Positioning as of this week's close. Gross exposure is 187% and I'm net long 176%. Note that this includes the notional value of my gold futures position. Still, leverage is rather high for my taste. I funded my account on Friday but the wire will be processed and funds credited only on Monday. That should bring my leverage down. I'm also planning to exit WY and reduce timber exposure as the WOOD ETF has broken down from its 1 year trading range and is now below the 100 week moving average. WY also gapped below the 100 WMA this week. Maybe this is a false breakdown driven by the sell-off in everything exacerbated by quad witching week, maybe not. Either way, I have enough arguments with the price action on my value longs (containerships, containerships, and more containerships!) and I have to cut risk somewhere.


I might also be trading around with the LNG/LPG position. The Freeport LNG terminal fire could be the catalyst that ends the bull market in LNG related stocks and US nat gas prices.

While BW LPG (BWLPG.OL) trades at under 4x expected 2022 earnings, Dorian LPG (LPG) trades at 5.2x expected 2022 earnings. I've adjusted my earnings expectations to account for the drop in US export volumes due to the Freeport LNG terminal fire. Dorian has a book value of $22.93/share, while BW LPG has a book value of NOK 89.37. At closing price of $14.43, Dorian trades at a 37.07% discount to book, while BW LPG at NOK 71.05 trades at a 20.5% discount to book. However, Dorian is a smaller player and the short interest is 8.4% of float (perks of a US listing). BW LPG is decidedly more low risk, while Dorian is higher risk and I've favorably weighted BW LPG over Dorian to reflect my risk appetite. That might change if we see the beginnings of a short squeeze.



Bitcoin is currently below it's last cycle high of $20k. The leveraged long traders/HODLers are getting taken behind the woodshed and shot. Bitcoin is also being sold by over leveraged crypto funds because it is the most pristine collateral in the crypto space, and the shitcoins are dangerously close to "no bid".


Two ways to play this.


Option 1: Do nothing, wait for New York to open and see how the asset moves once trading volumes are back. Monday being a Juneteenth holiday, that's over 3 days of waiting.


Option 2: Catch that falling knife even if the mark-to-market on this trade looks scary. Realise that blow ups are not normal bear market action or downtrends. At some point, we'll get a violent move higher as the late shorts get squeezed. All this will be exacerbated as collateral disappears from exchanges (get your coins out, you never know which exchange will go under). Just buy, self-custody, deal with the scary looking P&L and wait for the real trend to emerge.

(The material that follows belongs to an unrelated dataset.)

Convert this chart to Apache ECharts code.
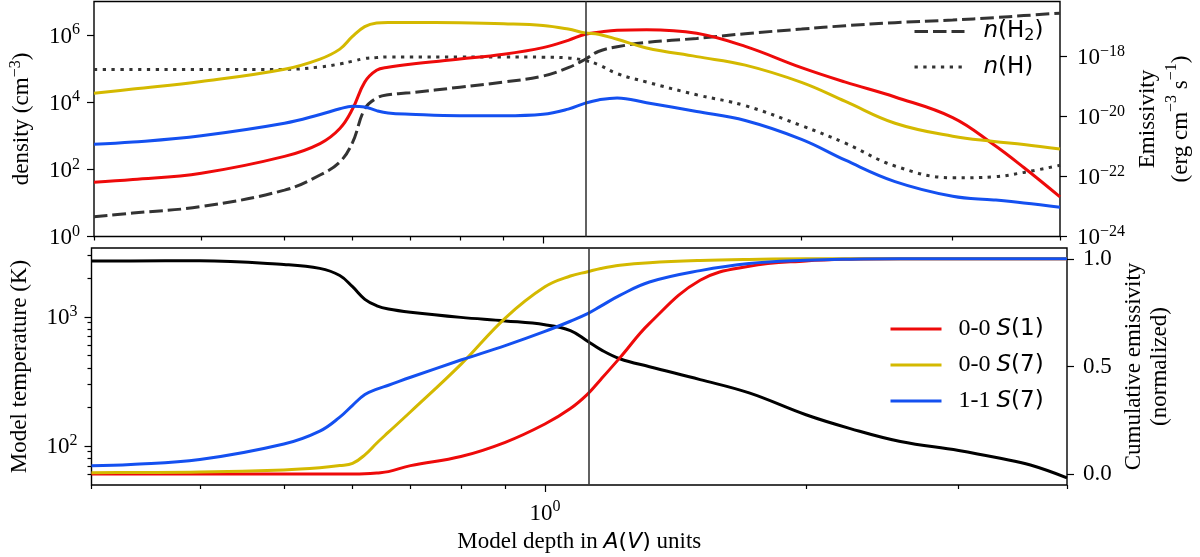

But whatever you do, don't buy the shitcoins. Pointless risk for dubious reward. We are not going to get an alt bull market in the foreseeable future, and the leaders in each alt bull market change so previous winners recovering to all-time highs is as likely as Warren Buffett doing the hula on Wall Street with Miley Cyrus swinging naked behind him on a wrecking ball. Also, avoid leverage at all costs while this all plays out. That includes borrowing money to buy bitcoin.


In crisis comes opportunity.


There aren't many good articles on Victor Niederhoffer. But his two blow ups are my go-to case studies when I'm taking risk. I have read both his books and respect his style a lot. Not that I'd follow it, but whenever I take an unquantifiable risk, like buying bitcoin during a liquidation sale, his trading experience helps me to visualise the downside.